Dawson was the primary creative force of the New Riders of the Purple Sage. As sole composer and lead vocalist throughout the album, this was his vision. The album’s lead track, “I Don’t Know You,” also served often as the opening number during the group’s concerts. A melodic, uptempo rocker, it tells a simple but mysterious tale of a woman appearing in the protagonist’s life unexpectedly, or maybe not: “I don’t know you, you’ve been lately on my mind,” sings Marmaduke as Nelson and Torbert join in harmony, but soon after he’s telling another story: “Come sit beside me, I’m not sure if you’re still there.
“Whatcha Gonna Do,” which follows, slows the pace, the singer again musing on a woman of no fixed presence: “Where you gonna go on the planet today?” he asks to a springy rhythm, then leaves her appearance to chance: “Take a look around ya now and what do you see?/If you could go somewhere’s else now, where would that be?/When you find a place to hide, come and tell me where it is now/I’ll still be sitting here, singing in the air.”
A long time staple of the band’s live shows, “Portland Woman” is an oft-told but usually not quite as frankly tale of a traveling musician’s yearning for temporary companionship: “If I don’t find someone tonight, I just won’t make it through,” Dawson laments. He heads back out on the road the next day, but this time he’s having second thoughts: “The little girl that I had found, her I left behind/But I haven’t felt too good since I left Portland yesterday/I’m going back to Portland town now, what more can I say?” he sings with longing and firmness in his voice.
Another NRPS perennial, and a guaranteed crowd-pleaser, was “Henry” is an unabashed tribute to a high-volume smuggler of weed heading toward Acapulco, then back to the States through the rugged mountains of Mexico, to the “50 people waiting back at home for Henry’s load.” One of the speedier songs on the album—reflecting Henry’s “fast, fast, fast” driving down the “twisty mountain roads”—it was always a fun romp, packed with crisp country licks from Nelson and a playful, bluegrass-y pulse from the rhythm section, that gave the band’s drug-happy fans an opportunity to celebrate a very different kind of outlaw than those usually found in country tunes.
“Dirty Business” is he album’s most unorthodox tune, a showcase for the extreme sounds that Garcia had already discovered he could get out of his pedal steel. At times taking it so far from country music as to be nearly unrecognizable haunting, eerie, unsettling sounds, just plain nasty his performance here is the epitome of his visionary approach to the instrument. Garcia gives the ballad a sense of foreboding and dread that its lyrics of the “dirty business” perpetrated behind the scenes at a coal mine where frustrated workers and management are at odds.
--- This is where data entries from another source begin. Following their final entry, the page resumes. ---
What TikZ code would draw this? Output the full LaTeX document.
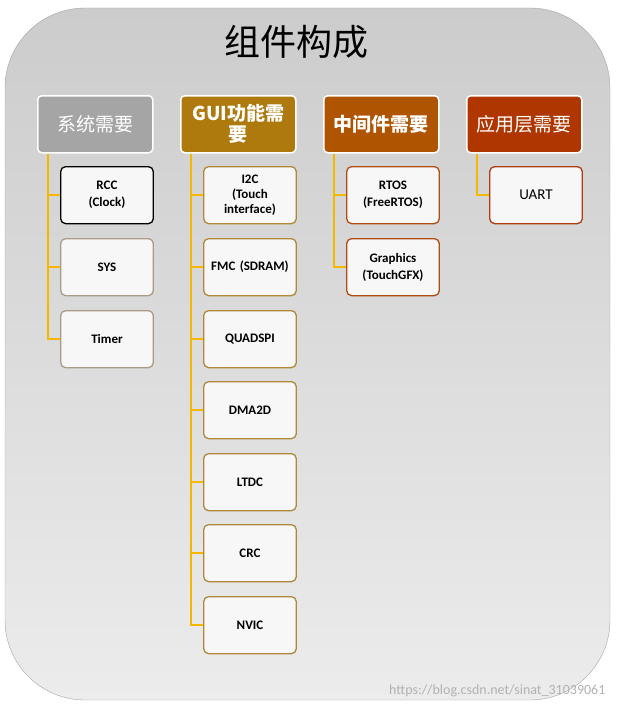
\documentclass[tikz,border=0pt]{standalone}
\usepackage{fontspec}
\setmainfont{Carlito}
\newfontfamily\cjk{Noto Sans CJK SC}
\definecolor{hdrA}{HTML}{A5A5A5}
\definecolor{hdrB}{HTML}{AE7A0E}
\definecolor{hdrC}{HTML}{AF5400}
\definecolor{hdrD}{HTML}{B03600}
\definecolor{lineY}{HTML}{F5B800}
\definecolor{boxA}{HTML}{A89C88}
\definecolor{boxB}{HTML}{B08838}
\definecolor{boxC}{HTML}{B04E12}
\definecolor{boxD}{HTML}{B03C10}
\begin{document}
\begin{tikzpicture}[
        x=1pt, y=-1pt,
        header/.style={draw=white, line width=1.5pt, rounded corners=4pt, minimum width=115pt,
            minimum height=57pt, text width=100pt, align=center, text=white, anchor=north west,
            font=\cjk\fontsize{19}{21}\selectfont},
        item/.style={draw, line width=1.3pt, rounded corners=5pt, fill=white!97!black, minimum width=92pt,
            minimum height=57pt, text width=86pt, align=center, anchor=north west,
            font=\bfseries\fontsize{13}{17}\selectfont},
        link/.style={draw=lineY, line width=1.5pt},
    ]
    \useasboundingbox (0,0) rectangle (617,709);
    % background panel
    \draw[draw=gray!70, top color=gray!40, bottom color=gray!15, rounded corners=80pt]
        (5,8) rectangle (610,700);
    \node[font=\cjk\fontsize{36}{38}\selectfont] (title) at (296,42) {组件构成};
    % headers
    \node[header, fill=hdrA] (sys) at (37,95) {系统需要};
    \node[header, fill=hdrB, font=\cjk\bfseries\fontsize{19}{21}\selectfont] (gui) at (180,95) {GUI功能需\\要};
    \node[header, fill=hdrC, font=\cjk\bfseries\fontsize{19}{21}\selectfont] (mid) at (323,95) {中间件需要};
    \node[header, fill=hdrD] (app) at (466,95) {应用层需要};
    % column 1
    \node[item, draw=black] (rcc) at (60,166) {RCC\\(Clock)};
    \node[item, draw=boxA] (sysb) at (60,238) {SYS};
    \node[item, draw=boxA] (timer) at (60,310) {Timer};
    % column 2
    \node[item, draw=boxB, font=\bfseries\fontsize{13}{15}\selectfont] (i2c) at (203,166) {I2C\\(Touch\\interface)};
    \node[item, draw=boxB] (fmc) at (203,238) {FMC (SDRAM)};
    \node[item, draw=boxB] (qspi) at (203,310) {QUADSPI};
    \node[item, draw=boxB] (dma) at (203,381) {DMA2D};
    \node[item, draw=boxB] (ltdc) at (203,453) {LTDC};
    \node[item, draw=boxB] (crc) at (203,524) {CRC};
    \node[item, draw=boxB] (nvic) at (203,596) {NVIC};
    % column 3
    \node[item, draw=boxC] (rtos) at (346,166) {RTOS\\(FreeRTOS)};
    \node[item, draw=boxC] (gfx) at (346,238) {Graphics\\(TouchGFX)};
    % column 4
    \node[item, draw=boxD, font=\fontsize{15}{17}\selectfont] (uart) at (489,166) {UART};
    % connectors
    \foreach \h/\list in {sys/{rcc,sysb,timer}, gui/{i2c,fmc,qspi,dma,ltdc,crc,nvic},
                         mid/{rtos,gfx}, app/{uart}} {
        \foreach \c in \list {
            \draw[link] ([xshift=11pt]\h.south west) |- (\c.west);
        }
    }
    \node[text=gray!60, font=\fontsize{14}{16}\selectfont, anchor=south east] (mark) at (609,700)
        {https://blog.csdn.net/sinat\_31039061};
\end{tikzpicture}
\end{document}
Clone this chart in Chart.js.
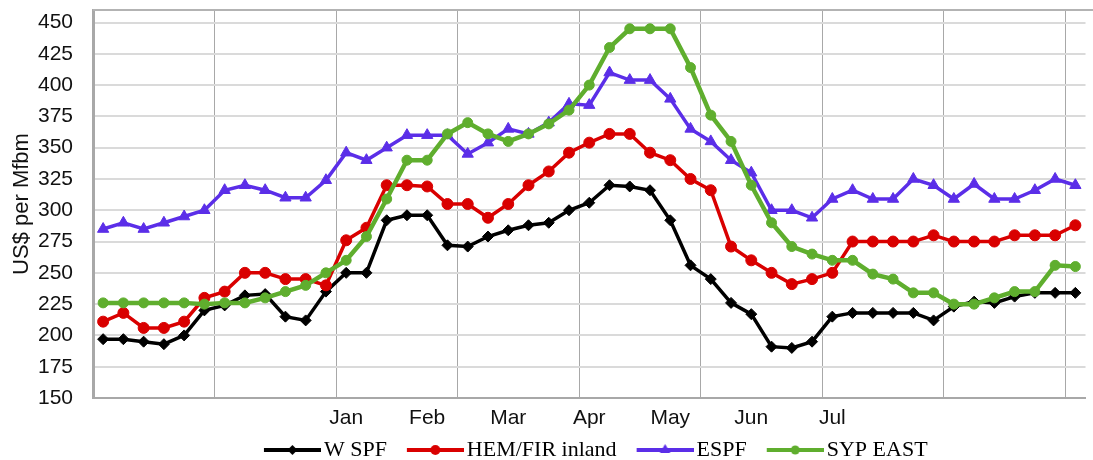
<!DOCTYPE html>
<html>
<head>
<meta charset="utf-8">
<script src="https://cdn.jsdelivr.net/npm/chart.js@4.4.1/dist/chart.umd.min.js"></script>
<style>
html,body{margin:0;padding:0;background:#fff;}
#wrap{width:1093px;height:460px;position:relative;}
</style>
</head>
<body>
<div id="wrap"><canvas id="c" width="1093" height="460"></canvas></div>
<script>
// ---- data ----
const categories = ['','','','','','','','','','','','',
  'Jan','','','','Feb','','','','Mar','','','','Apr','','','','May','','','','Jun','','','','Jul',
  '','','','','','','','','','','',''];
const seriesNames = ['W SPF', 'HEM/FIR inland', 'ESPF', 'SYP EAST'];
const wspf = [197,197,195,193,200,220,224,232,233,215,212,235,250,250,292,296,296,272,271,279,284,288,290,300,306,320,319,316,292,256,245,226,217,191,190,195,215,218,218,218,218,212,223,227,226,231,234,234,234];
const hemfir = [211,218,206,206,211,230,235,250,250,245,245,240,276,286,320,320,319,305,305,294,305,320,331,346,354,361,361,346,340,325,316,271,260,250,241,245,250,275,275,275,275,280,275,275,275,280,280,280,288];
const espf = [285,290,285,290,295,300,316,320,316,310,310,324,346,340,350,360,360,360,345,354,365,361,370,385,384,410,404,404,389,365,355,340,330,300,300,294,309,316,309,309,325,320,309,321,309,309,316,325,320];
const sypeast = [226,226,226,226,226,225,226,226,230,235,240,250,260,279,309,340,340,361,370,361,355,361,369,380,400,430,445,445,445,414,376,355,320,290,271,265,260,260,249,245,234,234,225,225,230,235,235,256,255];

// ---- styles ----
const colors = ['#000000', '#d90000', '#5b2ee8', '#5fae2e'];
const pStyles = ['rectRot', 'circle', 'triangle', 'circle'];
const pRadius = [5.5, 5.5, 6.5, 5];
const lWidths = [3.5, 3.5, 3.5, 4.5];
const seriesData = [wspf, hemfir, espf, sypeast];

function makeSwatch(color, style, r, lw) {
  const cv = document.createElement('canvas');
  cv.width = 78; cv.height = 22;
  const g = cv.getContext('2d');
  g.strokeStyle = color; g.fillStyle = color; g.lineWidth = lw;
  g.beginPath(); g.moveTo(21, 11); g.lineTo(78, 11); g.stroke();
  const cx = 49.5, cy = 11;
  g.beginPath();
  if (style === 'rectRot') {
    g.moveTo(cx, cy - r); g.lineTo(cx + r, cy); g.lineTo(cx, cy + r); g.lineTo(cx - r, cy); g.closePath();
  } else if (style === 'triangle') {
    g.moveTo(cx, cy - r); g.lineTo(cx + r * 0.87, cy + r * 0.5); g.lineTo(cx - r * 0.87, cy + r * 0.5); g.closePath();
  } else {
    g.arc(cx, cy, r, 0, Math.PI * 2);
  }
  g.fill();
  return cv;
}
const swatches = seriesNames.map((n, i) => makeSwatch(colors[i], pStyles[i], pRadius[i] - 0.5, 4));

const framePlugin = {
  id: 'frame',
  beforeDatasetsDraw(chart) {
    const {ctx, chartArea: a} = chart;
    ctx.save();
    ctx.strokeStyle = '#b3b3b3';
    ctx.lineWidth = 2;
    ctx.beginPath(); ctx.moveTo(a.left, a.top); ctx.lineTo(1093, a.top); ctx.stroke();
    ctx.restore();
  }
};

new Chart(document.getElementById('c'), {
  type: 'line',
  data: {
    labels: categories,
    datasets: seriesNames.map((n, i) => ({
      label: n,
      data: seriesData[i],
      borderColor: colors[i],
      backgroundColor: colors[i],
      borderWidth: lWidths[i],
      pointStyle: pStyles[i],
      pointRadius: pRadius[i],
      pointBackgroundColor: colors[i],
      pointBorderColor: colors[i],
      pointBorderWidth: 1,
      tension: 0,
      fill: false,
      order: 3 - i
    }))
  },
  options: {
    responsive: false,
    animation: false,
    devicePixelRatio: 1,
    layout: { padding: { top: 10, right: 6, left: 0, bottom: 0 } },
    plugins: {
      tooltip: { enabled: false },
      title: { display: false },
      legend: {
        position: 'bottom',
        fullSize: false,
        maxHeight: 28,
        labels: {
          usePointStyle: true,
          pointStyleWidth: 62,
          padding: 7,
          color: '#000',
          font: { family: 'Liberation Serif', size: 22 },
          generateLabels: () => seriesNames.map((n, i) => ({
            text: n, pointStyle: swatches[i], fillStyle: 'rgba(0,0,0,0)',
            strokeStyle: 'rgba(0,0,0,0)', lineWidth: 0, hidden: false, datasetIndex: i, fontColor: '#000'
          }))
        }
      }
    },
    scales: {
      x: {
        offset: true,
        ticks: { autoSkip: false, maxRotation: 0, minRotation: 0, padding: 8, color: '#111',
                 font: { family: 'Liberation Sans', size: 21 } },
        grid: { offset: true, drawTicks: false, lineWidth: 1,
                color: c => (c.index % 6 === 0 ? '#a8a8a8' : 'rgba(0,0,0,0)') },
        border: { color: '#a8a8a8', width: 2 },
        afterFit(s) { s.height = 34; s.paddingLeft = 0; s.paddingRight = 0; }
      },
      y: {
        min: 150, max: 460,
        ticks: { stepSize: 25, includeBounds: false, padding: 20, color: '#111',
                 font: { family: 'Liberation Sans', size: 21 } },
        grid: { color: '#dadada', lineWidth: 2, drawTicks: false },
        border: { color: '#a8a8a8', width: 3 },
        title: { display: true, text: 'US$ per Mfbm', color: '#111',
                 font: { family: 'Liberation Sans', size: 22 }, padding: { top: 9, bottom: 0 } },
        afterFit(s) { s.width = 93; s.paddingTop = 0; s.paddingBottom = 0; }
      }
    }
  },
  plugins: [framePlugin]
});
</script>
</body>
</html>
An age-old country music standby story of the great train robbery is next. “Glendale Train”—which reprises the band’s favoured stepped-up bluegrass tempo and features Garcia returning to the banjo, is one of several tunes on the recording that find the Dawson-Nelson-Torbert trio engaging in harmonies.
In 1971, songs warning of impending environmental cataclysm were few and far between, but in “Garden of Eden,” Dawson was on it. The “cool clear water ain’t quite as cool and clear as it out to be,” he proclaims, and there’s “smoke fillin’ everywhere.” We “live in the Garden of Eden,” he reminds us, “don’t know why we want to tear the whole thing to the ground.” Sad to say, those who could do something about it didn’t—the song, despite its pretty melody, is just as relevant today as in 1971.
“All I Ever Wanted” is a thing of beauty, a tender, sensitive love song which gives Garcia an outlet to display the most tear-jerking sounds that can be coaxed from a pedal steel guitar. Marmaduke’s vocal performance can’t exactly be called a croon, but the soft edges he brings to the lyric how much more to the point does it get than “All I ever wanted was your loving?” define the sound of affection.
It’s followed by “Last Lonely Eagle,” one of the most powerful songs on the album and another that was years ahead of its time. With stellar vocal harmonies driving the appropriately uplifting chorus, and a sense of drama balancing out its discomfiting message, Dawson writes of those who’ve “forgotten their dreams and they’ve cut off their hair” (hello, David Crosby!), while imploring us to “Take a last, flying look at the last lonely eagle/He’s soaring the length of the land/Shed a tear for the fate of the last lonely eagle, for you know that he never will land.”
Finally, there’s the stomping “Louisiana Lady,” in the grand tradition of a road warrior trucker our intrepid traveller has been on the road for a full week, “so beat my vision’s just a yellow haze.” If he pops a little speed and drives faster, he can cut an hour off the time on his way to New Orleans, where “it’s gonna be worthwhile, I’m gonna see my lady smile.” Another crowd-rouser in concert, the song, like several of its predecessors, features stunning harmony and a vibe that’s somewhere between hardcore hippie and good ol’ American traditional music,
Released in August 1971, the album featured, on its cover, the band’s striking red, white and blue, and orange and gold, logo a green cactus standing tall at its centre that would become familiar to all of its fans. the album helped establish the New Riders as an entity apart from the Grateful Dead, although they would continue to open shows for the more successful band for years, even while touring on their own. The 1972 follow up, “Powerglide”, Garcia would bow out of the group, concentrating full-time on the Dead, replaced by Buddy Cage on steel the band had seen him performing with Canadian folkies Ian and Sylvia.
Sadly, all but one of the key members of the 1971 New Riders—Garcia, Dawson, Torbert and Dryden all have passed. Only Nelson still survives, still leading a NRPS group while also performing with his own David Nelson Band. Their debut album remains an invigorating, prescient listen more than 50 years after its release.